▶ _Given request_: Nothing but the lines from the line with "Convert this chart to Chart.js code." to the line with "const yTitle = ['Walk", both included, is to be repeated, and those exactly. Leave out the pictures.

▶ _Records supplied_:
____________________
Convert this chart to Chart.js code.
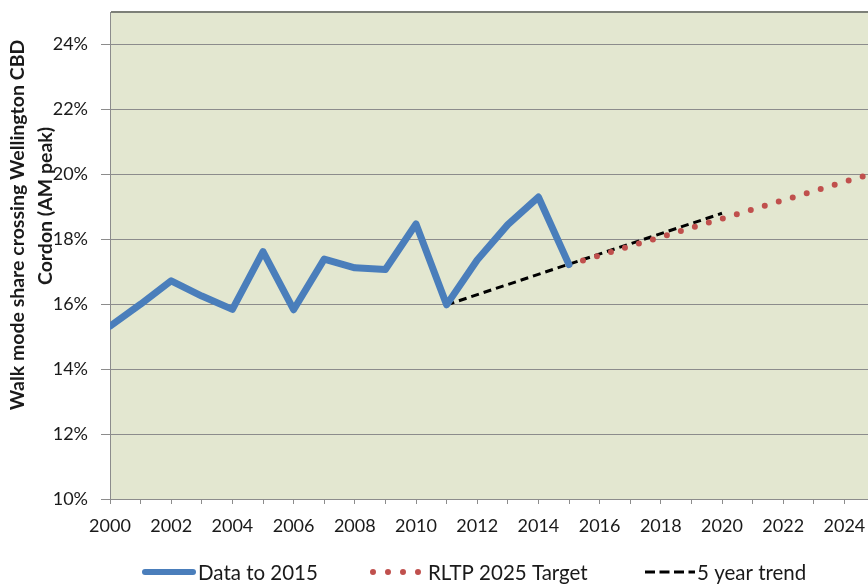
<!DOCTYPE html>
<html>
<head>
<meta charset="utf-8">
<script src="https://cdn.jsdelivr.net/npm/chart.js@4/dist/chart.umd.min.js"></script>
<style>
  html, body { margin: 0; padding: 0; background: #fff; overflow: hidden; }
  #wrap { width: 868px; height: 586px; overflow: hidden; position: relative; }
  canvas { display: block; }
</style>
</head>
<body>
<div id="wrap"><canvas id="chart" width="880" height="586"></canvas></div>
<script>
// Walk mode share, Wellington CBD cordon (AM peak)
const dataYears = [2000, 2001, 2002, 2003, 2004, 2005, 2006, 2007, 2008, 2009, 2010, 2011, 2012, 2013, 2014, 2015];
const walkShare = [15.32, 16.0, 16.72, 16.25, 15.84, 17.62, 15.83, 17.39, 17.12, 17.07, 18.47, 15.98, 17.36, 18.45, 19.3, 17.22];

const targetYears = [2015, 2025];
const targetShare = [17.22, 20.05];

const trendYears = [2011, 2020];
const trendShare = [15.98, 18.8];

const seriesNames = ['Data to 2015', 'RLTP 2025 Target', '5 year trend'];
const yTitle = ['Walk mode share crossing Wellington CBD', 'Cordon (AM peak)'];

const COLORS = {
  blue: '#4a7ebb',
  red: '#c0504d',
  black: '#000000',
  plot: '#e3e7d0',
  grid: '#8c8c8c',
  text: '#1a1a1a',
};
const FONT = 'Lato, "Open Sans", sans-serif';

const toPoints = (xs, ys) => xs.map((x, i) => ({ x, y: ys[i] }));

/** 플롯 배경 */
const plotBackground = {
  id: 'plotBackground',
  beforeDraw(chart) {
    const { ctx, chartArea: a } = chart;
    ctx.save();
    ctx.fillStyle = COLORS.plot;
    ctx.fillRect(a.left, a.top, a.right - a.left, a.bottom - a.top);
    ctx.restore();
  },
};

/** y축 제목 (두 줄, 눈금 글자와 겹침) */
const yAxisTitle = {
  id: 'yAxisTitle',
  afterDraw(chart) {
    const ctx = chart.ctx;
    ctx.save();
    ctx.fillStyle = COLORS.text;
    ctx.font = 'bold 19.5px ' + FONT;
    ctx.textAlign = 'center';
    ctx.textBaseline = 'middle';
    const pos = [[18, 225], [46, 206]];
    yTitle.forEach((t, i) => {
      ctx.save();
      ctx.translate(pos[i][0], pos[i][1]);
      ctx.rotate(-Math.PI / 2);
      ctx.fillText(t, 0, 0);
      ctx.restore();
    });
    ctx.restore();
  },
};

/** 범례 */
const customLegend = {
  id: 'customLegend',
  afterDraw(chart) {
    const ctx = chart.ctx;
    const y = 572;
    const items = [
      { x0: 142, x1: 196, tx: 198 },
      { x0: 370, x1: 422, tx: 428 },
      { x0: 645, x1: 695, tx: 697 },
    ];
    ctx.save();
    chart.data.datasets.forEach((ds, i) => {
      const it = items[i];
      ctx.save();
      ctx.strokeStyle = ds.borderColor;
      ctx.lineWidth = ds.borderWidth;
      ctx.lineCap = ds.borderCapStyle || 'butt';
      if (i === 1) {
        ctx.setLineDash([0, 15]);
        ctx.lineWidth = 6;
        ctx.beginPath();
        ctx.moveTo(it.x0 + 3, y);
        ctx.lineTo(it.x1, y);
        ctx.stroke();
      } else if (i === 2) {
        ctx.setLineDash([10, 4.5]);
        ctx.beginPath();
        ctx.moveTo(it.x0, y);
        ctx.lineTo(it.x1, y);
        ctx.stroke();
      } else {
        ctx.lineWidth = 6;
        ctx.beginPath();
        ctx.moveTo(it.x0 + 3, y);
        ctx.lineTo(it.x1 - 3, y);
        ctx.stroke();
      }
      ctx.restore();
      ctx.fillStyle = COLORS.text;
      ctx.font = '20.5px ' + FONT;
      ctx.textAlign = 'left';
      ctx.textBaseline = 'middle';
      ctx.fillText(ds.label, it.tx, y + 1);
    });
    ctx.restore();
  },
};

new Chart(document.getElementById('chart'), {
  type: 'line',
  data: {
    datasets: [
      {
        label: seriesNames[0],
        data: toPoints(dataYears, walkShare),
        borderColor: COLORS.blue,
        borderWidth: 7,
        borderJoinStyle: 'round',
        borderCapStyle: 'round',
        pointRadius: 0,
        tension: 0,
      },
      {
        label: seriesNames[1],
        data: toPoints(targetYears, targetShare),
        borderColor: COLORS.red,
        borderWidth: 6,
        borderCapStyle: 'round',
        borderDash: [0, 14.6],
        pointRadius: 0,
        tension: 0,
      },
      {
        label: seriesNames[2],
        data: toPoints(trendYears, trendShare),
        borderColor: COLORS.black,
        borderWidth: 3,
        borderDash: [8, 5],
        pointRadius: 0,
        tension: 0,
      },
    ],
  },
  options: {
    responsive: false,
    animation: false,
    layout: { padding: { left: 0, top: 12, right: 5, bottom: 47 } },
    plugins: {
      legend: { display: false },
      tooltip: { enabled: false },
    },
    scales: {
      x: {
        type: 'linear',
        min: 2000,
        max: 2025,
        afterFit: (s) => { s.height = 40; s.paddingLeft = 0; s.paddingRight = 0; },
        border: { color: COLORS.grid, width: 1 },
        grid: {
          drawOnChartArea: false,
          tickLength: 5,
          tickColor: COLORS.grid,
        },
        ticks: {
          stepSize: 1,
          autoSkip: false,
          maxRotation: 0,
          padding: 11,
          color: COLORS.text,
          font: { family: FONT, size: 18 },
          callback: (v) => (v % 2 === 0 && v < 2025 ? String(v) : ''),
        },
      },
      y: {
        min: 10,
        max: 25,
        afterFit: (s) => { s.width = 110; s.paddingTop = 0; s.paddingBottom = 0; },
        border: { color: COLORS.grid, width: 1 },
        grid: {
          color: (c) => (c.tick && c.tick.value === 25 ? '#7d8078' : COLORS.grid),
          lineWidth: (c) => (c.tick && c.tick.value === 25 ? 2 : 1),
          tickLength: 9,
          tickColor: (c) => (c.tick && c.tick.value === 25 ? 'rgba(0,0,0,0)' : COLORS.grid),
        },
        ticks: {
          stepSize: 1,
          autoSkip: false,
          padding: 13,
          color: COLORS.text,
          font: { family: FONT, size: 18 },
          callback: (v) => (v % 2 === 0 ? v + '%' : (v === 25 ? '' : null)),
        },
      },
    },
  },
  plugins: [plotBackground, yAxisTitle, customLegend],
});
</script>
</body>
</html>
____________________
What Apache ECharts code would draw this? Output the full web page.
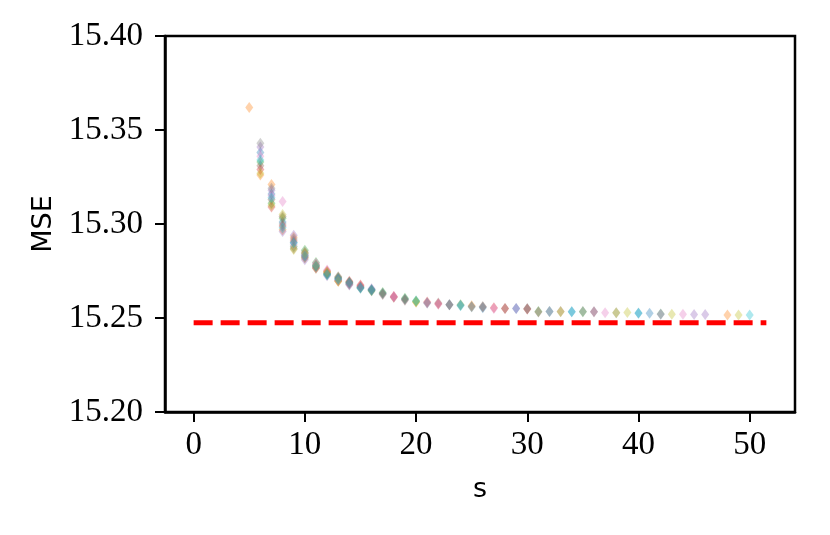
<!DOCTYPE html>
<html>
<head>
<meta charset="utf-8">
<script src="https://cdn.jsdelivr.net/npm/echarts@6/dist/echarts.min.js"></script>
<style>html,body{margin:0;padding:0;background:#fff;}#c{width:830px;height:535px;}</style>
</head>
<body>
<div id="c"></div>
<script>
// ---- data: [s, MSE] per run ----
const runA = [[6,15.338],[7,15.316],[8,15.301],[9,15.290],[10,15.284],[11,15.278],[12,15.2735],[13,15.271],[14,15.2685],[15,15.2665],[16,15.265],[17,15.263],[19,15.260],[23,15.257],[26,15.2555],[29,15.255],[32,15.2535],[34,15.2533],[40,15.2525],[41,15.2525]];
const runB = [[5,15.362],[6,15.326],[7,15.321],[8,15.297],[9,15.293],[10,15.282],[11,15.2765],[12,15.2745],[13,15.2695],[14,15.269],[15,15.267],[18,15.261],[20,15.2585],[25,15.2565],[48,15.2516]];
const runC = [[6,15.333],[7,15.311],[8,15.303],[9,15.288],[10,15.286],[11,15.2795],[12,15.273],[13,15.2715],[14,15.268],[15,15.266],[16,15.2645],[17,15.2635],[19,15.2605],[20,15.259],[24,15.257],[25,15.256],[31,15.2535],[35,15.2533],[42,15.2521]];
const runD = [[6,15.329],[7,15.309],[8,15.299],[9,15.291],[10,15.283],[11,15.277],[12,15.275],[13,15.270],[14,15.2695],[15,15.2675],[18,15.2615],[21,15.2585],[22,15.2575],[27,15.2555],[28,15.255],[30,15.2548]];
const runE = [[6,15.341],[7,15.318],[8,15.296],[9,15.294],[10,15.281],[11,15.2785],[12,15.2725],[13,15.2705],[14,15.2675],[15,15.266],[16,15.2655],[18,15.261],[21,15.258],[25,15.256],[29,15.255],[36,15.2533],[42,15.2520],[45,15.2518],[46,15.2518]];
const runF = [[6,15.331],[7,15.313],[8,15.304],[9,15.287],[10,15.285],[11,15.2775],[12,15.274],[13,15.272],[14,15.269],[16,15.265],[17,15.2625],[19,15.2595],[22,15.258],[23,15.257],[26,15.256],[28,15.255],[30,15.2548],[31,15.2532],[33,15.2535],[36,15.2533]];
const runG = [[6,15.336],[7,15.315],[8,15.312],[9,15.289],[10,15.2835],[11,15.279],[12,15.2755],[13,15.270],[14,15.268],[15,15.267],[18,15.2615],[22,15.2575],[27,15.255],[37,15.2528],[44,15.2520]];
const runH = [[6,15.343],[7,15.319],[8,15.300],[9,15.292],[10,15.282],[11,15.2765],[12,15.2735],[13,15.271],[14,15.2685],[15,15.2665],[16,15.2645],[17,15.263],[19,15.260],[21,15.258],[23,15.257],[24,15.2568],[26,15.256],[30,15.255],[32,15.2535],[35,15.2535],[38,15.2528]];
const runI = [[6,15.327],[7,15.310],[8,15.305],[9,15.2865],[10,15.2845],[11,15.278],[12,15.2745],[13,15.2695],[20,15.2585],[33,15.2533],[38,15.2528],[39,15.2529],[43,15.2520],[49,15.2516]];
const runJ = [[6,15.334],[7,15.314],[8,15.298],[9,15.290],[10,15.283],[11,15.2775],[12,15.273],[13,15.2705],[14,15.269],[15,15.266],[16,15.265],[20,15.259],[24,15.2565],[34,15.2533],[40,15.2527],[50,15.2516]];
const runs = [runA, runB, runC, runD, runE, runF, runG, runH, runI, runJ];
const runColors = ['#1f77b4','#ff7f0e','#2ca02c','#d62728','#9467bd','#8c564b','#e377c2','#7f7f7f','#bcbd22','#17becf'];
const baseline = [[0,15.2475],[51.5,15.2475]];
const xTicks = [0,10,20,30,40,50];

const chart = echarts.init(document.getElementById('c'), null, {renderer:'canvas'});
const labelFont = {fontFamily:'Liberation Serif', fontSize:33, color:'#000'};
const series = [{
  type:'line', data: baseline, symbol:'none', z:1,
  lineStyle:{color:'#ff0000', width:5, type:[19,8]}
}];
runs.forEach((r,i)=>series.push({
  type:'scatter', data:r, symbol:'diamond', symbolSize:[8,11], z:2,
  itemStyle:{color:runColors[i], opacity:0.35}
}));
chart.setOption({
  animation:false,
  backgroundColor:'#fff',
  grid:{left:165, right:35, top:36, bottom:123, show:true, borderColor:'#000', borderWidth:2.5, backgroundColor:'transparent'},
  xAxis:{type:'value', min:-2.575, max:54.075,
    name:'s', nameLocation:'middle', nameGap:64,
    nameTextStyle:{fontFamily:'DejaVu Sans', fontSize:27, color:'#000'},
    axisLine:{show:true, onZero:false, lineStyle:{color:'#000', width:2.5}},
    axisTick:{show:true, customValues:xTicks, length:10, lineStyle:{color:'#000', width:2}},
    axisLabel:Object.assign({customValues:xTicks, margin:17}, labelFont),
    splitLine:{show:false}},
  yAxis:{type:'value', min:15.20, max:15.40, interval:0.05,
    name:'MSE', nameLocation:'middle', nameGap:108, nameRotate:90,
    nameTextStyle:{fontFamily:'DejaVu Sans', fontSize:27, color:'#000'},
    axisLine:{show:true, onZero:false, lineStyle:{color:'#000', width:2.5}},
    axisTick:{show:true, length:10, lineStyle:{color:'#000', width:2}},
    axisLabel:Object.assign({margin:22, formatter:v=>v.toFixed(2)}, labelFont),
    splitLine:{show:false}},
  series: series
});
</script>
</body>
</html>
____________________
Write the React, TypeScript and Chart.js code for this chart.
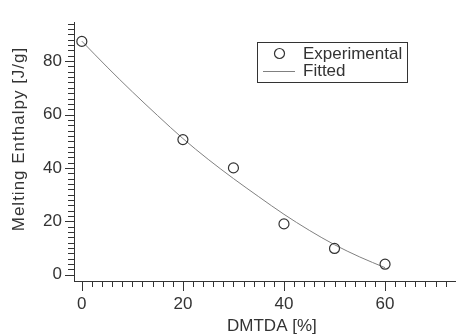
____________________
▶ _Full solution_:
Convert this chart to Chart.js code.
<!DOCTYPE html>
<html>
<head>
<meta charset="utf-8">
<script src="https://cdn.jsdelivr.net/npm/chart.js@4/dist/chart.umd.min.js"></script>
<style>
  html, body { margin: 0; padding: 0; background: #fff; overflow: hidden; }
  #wrap { width: 868px; height: 586px; overflow: hidden; position: relative; }
  canvas { display: block; }
</style>
</head>
<body>
<div id="wrap"><canvas id="chart" width="880" height="586"></canvas></div>
<script>
// Walk mode share, Wellington CBD cordon (AM peak)
const dataYears = [2000, 2001, 2002, 2003, 2004, 2005, 2006, 2007, 2008, 2009, 2010, 2011, 2012, 2013, 2014, 2015];
const walkShare = [15.32, 16.0, 16.72, 16.25, 15.84, 17.62, 15.83, 17.39, 17.12, 17.07, 18.47, 15.98, 17.36, 18.45, 19.3, 17.22];

const targetYears = [2015, 2025];
const targetShare = [17.22, 20.05];

const trendYears = [2011, 2020];
const trendShare = [15.98, 18.8];

const seriesNames = ['Data to 2015', 'RLTP 2025 Target', '5 year trend'];
const yTitle = ['Walk mode share crossing Wellington CBD', 'Cordon (AM peak)'];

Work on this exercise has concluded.